**What the task asks**. Reproduce each line of the material exactly, minus any picture.
**** Data extract ****
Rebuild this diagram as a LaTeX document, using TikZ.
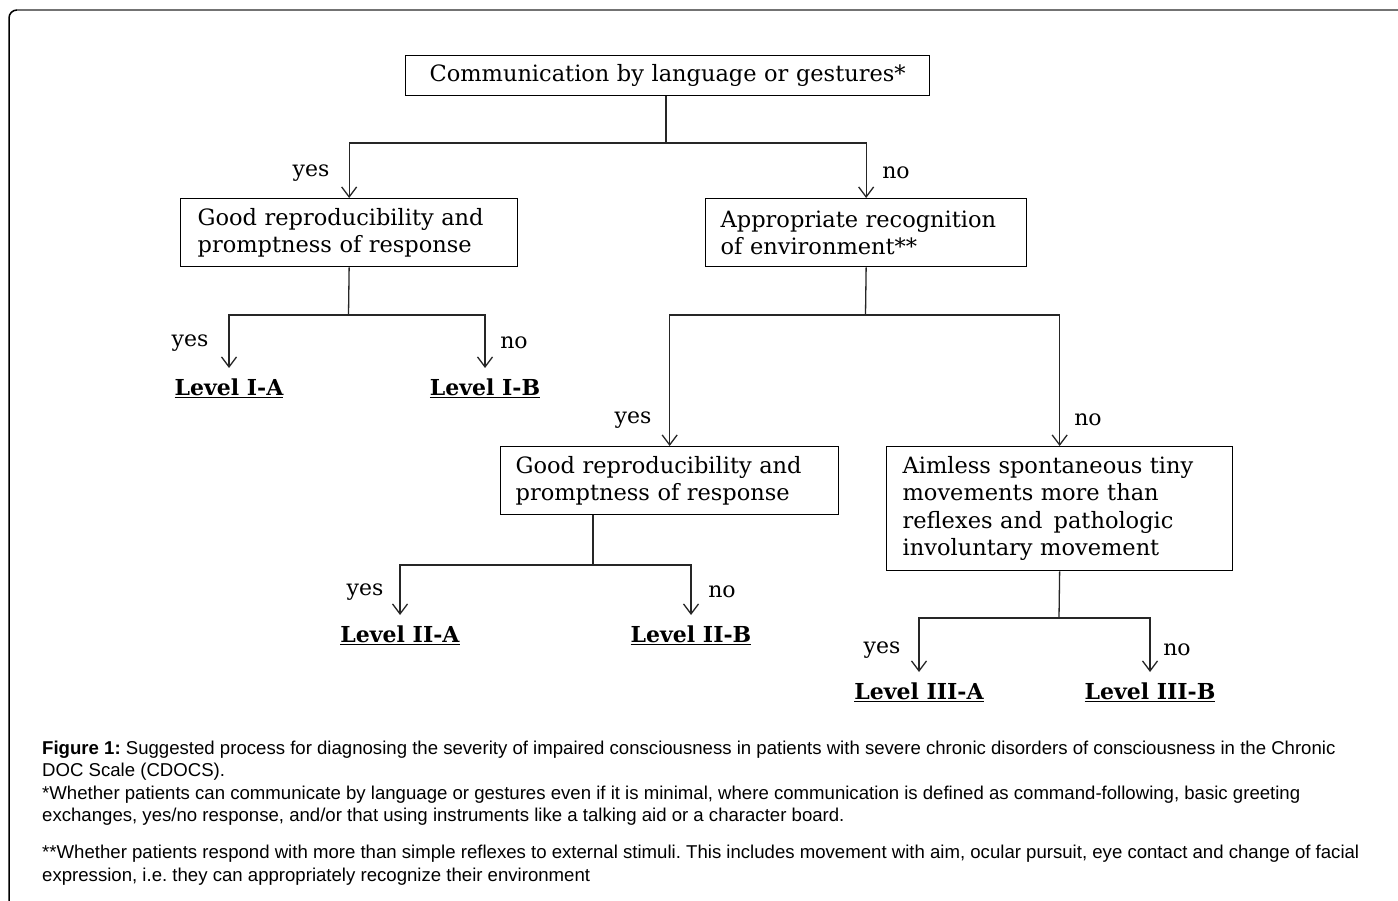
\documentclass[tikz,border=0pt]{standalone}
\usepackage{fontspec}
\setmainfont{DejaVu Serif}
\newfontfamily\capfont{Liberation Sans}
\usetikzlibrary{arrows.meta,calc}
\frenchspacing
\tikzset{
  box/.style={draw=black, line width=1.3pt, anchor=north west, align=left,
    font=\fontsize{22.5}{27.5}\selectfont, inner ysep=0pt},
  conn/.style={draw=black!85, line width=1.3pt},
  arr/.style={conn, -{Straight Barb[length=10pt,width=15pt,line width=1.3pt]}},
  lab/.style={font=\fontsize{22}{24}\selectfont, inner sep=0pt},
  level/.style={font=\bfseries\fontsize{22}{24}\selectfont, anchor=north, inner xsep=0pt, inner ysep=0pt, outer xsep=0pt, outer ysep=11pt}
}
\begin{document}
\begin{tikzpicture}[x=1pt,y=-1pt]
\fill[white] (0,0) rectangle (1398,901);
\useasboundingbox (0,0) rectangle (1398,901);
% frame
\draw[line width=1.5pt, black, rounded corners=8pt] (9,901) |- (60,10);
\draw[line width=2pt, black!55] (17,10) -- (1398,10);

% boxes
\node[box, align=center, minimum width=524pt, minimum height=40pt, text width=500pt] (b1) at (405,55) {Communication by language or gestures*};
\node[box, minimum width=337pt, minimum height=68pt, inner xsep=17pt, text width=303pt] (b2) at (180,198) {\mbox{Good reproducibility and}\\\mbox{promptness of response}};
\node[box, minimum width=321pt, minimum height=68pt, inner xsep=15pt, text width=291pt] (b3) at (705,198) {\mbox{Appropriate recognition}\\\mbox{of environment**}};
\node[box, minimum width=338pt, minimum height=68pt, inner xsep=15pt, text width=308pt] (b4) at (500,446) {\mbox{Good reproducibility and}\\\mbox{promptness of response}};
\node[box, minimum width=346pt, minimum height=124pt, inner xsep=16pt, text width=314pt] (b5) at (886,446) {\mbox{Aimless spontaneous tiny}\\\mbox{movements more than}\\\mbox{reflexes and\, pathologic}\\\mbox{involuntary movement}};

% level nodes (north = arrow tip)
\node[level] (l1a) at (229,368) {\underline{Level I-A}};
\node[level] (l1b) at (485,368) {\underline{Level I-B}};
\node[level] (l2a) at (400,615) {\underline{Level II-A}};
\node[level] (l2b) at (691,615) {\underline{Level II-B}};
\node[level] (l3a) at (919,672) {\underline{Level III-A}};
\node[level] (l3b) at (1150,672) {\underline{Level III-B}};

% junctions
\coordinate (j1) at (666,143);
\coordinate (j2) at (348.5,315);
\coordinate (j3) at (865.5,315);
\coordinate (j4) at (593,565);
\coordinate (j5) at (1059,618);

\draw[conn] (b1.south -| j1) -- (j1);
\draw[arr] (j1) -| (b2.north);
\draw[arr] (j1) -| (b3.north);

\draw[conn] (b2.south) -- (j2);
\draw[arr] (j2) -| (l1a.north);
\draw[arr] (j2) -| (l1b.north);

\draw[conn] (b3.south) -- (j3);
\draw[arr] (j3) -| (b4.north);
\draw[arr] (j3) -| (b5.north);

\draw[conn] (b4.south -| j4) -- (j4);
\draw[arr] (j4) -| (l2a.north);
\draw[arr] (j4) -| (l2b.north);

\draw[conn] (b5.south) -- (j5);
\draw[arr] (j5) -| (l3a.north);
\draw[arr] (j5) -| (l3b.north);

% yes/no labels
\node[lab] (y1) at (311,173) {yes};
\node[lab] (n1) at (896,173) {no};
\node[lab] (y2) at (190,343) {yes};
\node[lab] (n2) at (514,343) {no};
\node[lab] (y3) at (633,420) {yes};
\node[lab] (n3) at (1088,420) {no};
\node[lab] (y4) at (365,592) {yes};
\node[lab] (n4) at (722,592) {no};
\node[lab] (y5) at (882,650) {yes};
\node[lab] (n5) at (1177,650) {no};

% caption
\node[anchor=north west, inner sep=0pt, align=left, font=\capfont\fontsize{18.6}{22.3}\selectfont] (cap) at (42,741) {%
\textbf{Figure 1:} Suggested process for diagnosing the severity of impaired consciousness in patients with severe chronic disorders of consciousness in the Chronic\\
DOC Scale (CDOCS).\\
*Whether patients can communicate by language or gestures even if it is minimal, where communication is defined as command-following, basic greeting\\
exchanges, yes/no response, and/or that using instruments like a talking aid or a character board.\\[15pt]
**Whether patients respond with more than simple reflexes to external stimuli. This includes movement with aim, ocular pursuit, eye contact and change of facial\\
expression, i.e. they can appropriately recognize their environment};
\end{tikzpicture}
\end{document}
****
**Full output**.
Rebuild this diagram as a LaTeX document, using TikZ.
\documentclass[tikz,border=0pt]{standalone}
\usepackage{fontspec}
\setmainfont{DejaVu Serif}
\newfontfamily\capfont{Liberation Sans}
\usetikzlibrary{arrows.meta,calc}
\frenchspacing
\tikzset{
  box/.style={draw=black, line width=1.3pt, anchor=north west, align=left,
    font=\fontsize{22.5}{27.5}\selectfont, inner ysep=0pt},
  conn/.style={draw=black!85, line width=1.3pt},
  arr/.style={conn, -{Straight Barb[length=10pt,width=15pt,line width=1.3pt]}},
  lab/.style={font=\fontsize{22}{24}\selectfont, inner sep=0pt},
  level/.style={font=\bfseries\fontsize{22}{24}\selectfont, anchor=north, inner xsep=0pt, inner ysep=0pt, outer xsep=0pt, outer ysep=11pt}
}
\begin{document}
\begin{tikzpicture}[x=1pt,y=-1pt]
\fill[white] (0,0) rectangle (1398,901);
\useasboundingbox (0,0) rectangle (1398,901);
% frame
\draw[line width=1.5pt, black, rounded corners=8pt] (9,901) |- (60,10);
\draw[line width=2pt, black!55] (17,10) -- (1398,10);

% boxes
\node[box, align=center, minimum width=524pt, minimum height=40pt, text width=500pt] (b1) at (405,55) {Communication by language or gestures*};
\node[box, minimum width=337pt, minimum height=68pt, inner xsep=17pt, text width=303pt] (b2) at (180,198) {\mbox{Good reproducibility and}\\\mbox{promptness of response}};
\node[box, minimum width=321pt, minimum height=68pt, inner xsep=15pt, text width=291pt] (b3) at (705,198) {\mbox{Appropriate recognition}\\\mbox{of environment**}};
\node[box, minimum width=338pt, minimum height=68pt, inner xsep=15pt, text width=308pt] (b4) at (500,446) {\mbox{Good reproducibility and}\\\mbox{promptness of response}};
\node[box, minimum width=346pt, minimum height=124pt, inner xsep=16pt, text width=314pt] (b5) at (886,446) {\mbox{Aimless spontaneous tiny}\\\mbox{movements more than}\\\mbox{reflexes and\, pathologic}\\\mbox{involuntary movement}};

% level nodes (north = arrow tip)
\node[level] (l1a) at (229,368) {\underline{Level I-A}};
\node[level] (l1b) at (485,368) {\underline{Level I-B}};
\node[level] (l2a) at (400,615) {\underline{Level II-A}};
\node[level] (l2b) at (691,615) {\underline{Level II-B}};
\node[level] (l3a) at (919,672) {\underline{Level III-A}};
\node[level] (l3b) at (1150,672) {\underline{Level III-B}};

% junctions
\coordinate (j1) at (666,143);
\coordinate (j2) at (348.5,315);
\coordinate (j3) at (865.5,315);
\coordinate (j4) at (593,565);
\coordinate (j5) at (1059,618);

\draw[conn] (b1.south -| j1) -- (j1);
\draw[arr] (j1) -| (b2.north);
\draw[arr] (j1) -| (b3.north);

\draw[conn] (b2.south) -- (j2);
\draw[arr] (j2) -| (l1a.north);
\draw[arr] (j2) -| (l1b.north);

\draw[conn] (b3.south) -- (j3);
\draw[arr] (j3) -| (b4.north);
\draw[arr] (j3) -| (b5.north);

\draw[conn] (b4.south -| j4) -- (j4);
\draw[arr] (j4) -| (l2a.north);
\draw[arr] (j4) -| (l2b.north);

\draw[conn] (b5.south) -- (j5);
\draw[arr] (j5) -| (l3a.north);
\draw[arr] (j5) -| (l3b.north);

% yes/no labels
\node[lab] (y1) at (311,173) {yes};
\node[lab] (n1) at (896,173) {no};
\node[lab] (y2) at (190,343) {yes};
\node[lab] (n2) at (514,343) {no};
\node[lab] (y3) at (633,420) {yes};
\node[lab] (n3) at (1088,420) {no};
\node[lab] (y4) at (365,592) {yes};
\node[lab] (n4) at (722,592) {no};
\node[lab] (y5) at (882,650) {yes};
\node[lab] (n5) at (1177,650) {no};

% caption
\node[anchor=north west, inner sep=0pt, align=left, font=\capfont\fontsize{18.6}{22.3}\selectfont] (cap) at (42,741) {%
\textbf{Figure 1:} Suggested process for diagnosing the severity of impaired consciousness in patients with severe chronic disorders of consciousness in the Chronic\\
DOC Scale (CDOCS).\\
*Whether patients can communicate by language or gestures even if it is minimal, where communication is defined as command-following, basic greeting\\
exchanges, yes/no response, and/or that using instruments like a talking aid or a character board.\\[15pt]
**Whether patients respond with more than simple reflexes to external stimuli. This includes movement with aim, ocular pursuit, eye contact and change of facial\\
expression, i.e. they can appropriately recognize their environment};
\end{tikzpicture}
\end{document}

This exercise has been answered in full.